By default, the top command will run forever when started. It will update the screen regularly too. If you want to exit from the top command screen after a specified refresh count you can use the -n option with the number of the refresh count. In the following example, the top command will exit after 5 refreshes.

$ top -n 5

Display Specific User Processes

By default, the top command will list processes about all users. But if you want to list the processes of the specific user you can use the -u option and username. In the following example, the user named ismail processes will be listed.

$ top -u ismail

Change Text Color

The top command interface uses white and black in general. Or the background color set according to the bash and terminal configuration. But you can change these default colors by using the z key while the top command is running.
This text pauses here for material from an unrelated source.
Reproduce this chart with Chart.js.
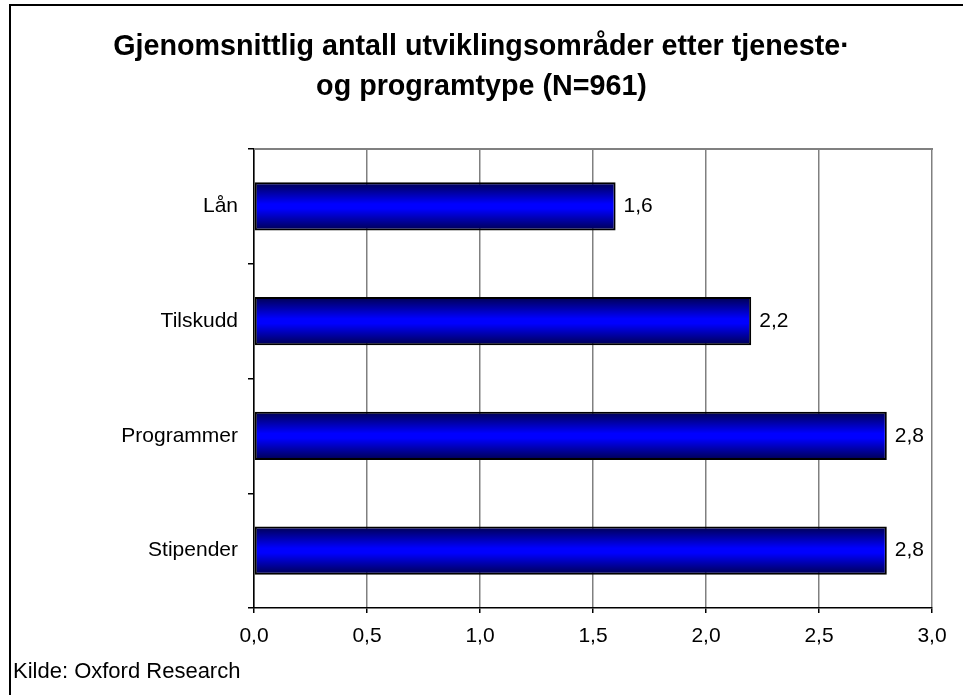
<!DOCTYPE html>
<html>
<head>
<meta charset="utf-8">
<script src="https://cdn.jsdelivr.net/npm/chart.js@4"></script>
<style>
  html, body { margin: 0; padding: 0; background: #fff; }
  #wrap { position: relative; width: 963px; height: 695px; }
</style>
</head>
<body>
<div id="wrap"><canvas id="barChart" width="963" height="695"></canvas></div>
<script>
// Chart data
const categories = ["Lån", "Tilskudd", "Programmer", "Stipender"];
const averages = [1.6, 2.2, 2.8, 2.8];
const titleLines = ["Gjenomsnittlig antall utviklingsområder etter tjeneste·", "og programtype (N=961)"];
const sourceNote = "Kilde: Oxford Research";

const FONT = "'Liberation Sans', Arial, sans-serif";

function fmt(v) {
  return Number(v).toFixed(1).replace(".", ",");
}

// Frame, plot border, gradient bars, value labels, source note
const decorations = {
  id: "decorations",
  beforeDatasetsDraw(chart) {
    const ctx = chart.ctx;
    const meta = chart.getDatasetMeta(0);
    meta.data.forEach((bar) => {
      const top = bar.y - bar.height / 2;
      const bottom = bar.y + bar.height / 2;
      const g = ctx.createLinearGradient(0, top, 0, bottom);
      g.addColorStop(0, "#000050");
      g.addColorStop(0.45, "#0000ff");
      g.addColorStop(0.55, "#0000ff");
      g.addColorStop(1, "#000050");
      // give each bar its own options object so gradients are not shared
      bar.options = Object.assign({}, bar.options, { backgroundColor: g });
    });
  },
  afterDraw(chart) {
    const ctx = chart.ctx;
    const area = chart.chartArea;
    ctx.save();
    // plot area top border
    ctx.strokeStyle = "#808080";
    ctx.lineWidth = 2;
    ctx.beginPath();
    ctx.moveTo(area.left, area.top);
    ctx.lineTo(area.right + 1, area.top);
    ctx.stroke();
    // outer frame
    ctx.strokeStyle = "#000";
    ctx.lineWidth = 2;
    ctx.beginPath();
    ctx.moveTo(10, chart.height);
    ctx.lineTo(10, 5);
    ctx.lineTo(chart.width, 5);
    ctx.stroke();
    // value labels
    ctx.fillStyle = "#000";
    ctx.font = "21px " + FONT;
    ctx.textAlign = "left";
    ctx.textBaseline = "middle";
    const meta = chart.getDatasetMeta(0);
    meta.data.forEach((bar, i) => {
      ctx.fillText(fmt(averages[i]), bar.x + 8, bar.y);
    });
    // source note
    ctx.font = "22px " + FONT;
    ctx.fillText(sourceNote, 13, 672);
    ctx.restore();
  },
};

new Chart(document.getElementById("barChart"), {
  type: "bar",
  data: {
    labels: categories,
    datasets: [
      {
        data: averages,
        backgroundColor: () => "#0000ff",
        borderColor: "#000",
        borderWidth: 2,
        borderSkipped: false,
        barPercentage: 0.42,
        categoryPercentage: 1,
      },
    ],
  },
  options: {
    indexAxis: "y",
    responsive: false,
    animation: false,
    layout: { padding: { left: 31, right: 31, top: 0, bottom: 0 } },
    plugins: {
      legend: { display: false },
      tooltip: { enabled: false },
      title: {
        display: true,
        text: titleLines,
        color: "#000",
        font: { family: FONT, size: 28.7, weight: "bold", lineHeight: 40 / 28.7 },
        padding: { top: 27, bottom: 42 },
      },
    },
    scales: {
      x: {
        min: 0,
        max: 3,
        afterFit(scale) {
          scale.height = 87;
        },
        ticks: {
          stepSize: 0.5,
          color: "#000",
          font: { family: FONT, size: 21 },
          padding: 11,
          maxRotation: 0,
          callback: (v) => fmt(v),
        },
        grid: {
          color: "#808080",
          lineWidth: 1.5,
          drawTicks: true,
          tickLength: 5,
          tickColor: "#000",
        },
        border: { color: "#000", width: 1.5 },
      },
      y: {
        afterFit(scale) {
          scale.width = 223;
        },
        ticks: {
          color: "#000",
          font: { family: FONT, size: 21 },
          padding: 10,
        },
        grid: {
          drawOnChartArea: false,
          drawTicks: true,
          tickLength: 6,
          tickColor: "#000",
          lineWidth: 1.5,
        },
        border: { color: "#000", width: 1.5 },
      },
    },
  },
  plugins: [decorations],
});
</script>
</body>
</html>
This will change the color into red.

z
Change Text Color

Show Absolute Paths of Binaries or Executables

The top command displays the process name just with the executable file name. If you need to list the absolute or complete path of the binary or executable file you can use the c key while the top command is running.

c
Show Absolute Paths of Binaries or Executables

Kill Running Process

The top command provides the ability to kill process by providing its PID or process ID. While the top command is running press the k key and provide the process ID which is 12823 in this example.

k
Kill Running Process

Set Update Interval For top Command

By default top command updates the screen and information with 1 second interval which can be a short interval for some cases. You can change the update interval by using the -d option and providing the seconds as parameter. In the following example we will set the top command update interval as 5 seconds which will be more reliable.

$ top -d 5

Exit/Quit From Top Command Interactive Screen

When the top command is executed it will run forever unless a refresh count is not specified or exited. You can exit from the top interactive screen by using the q key.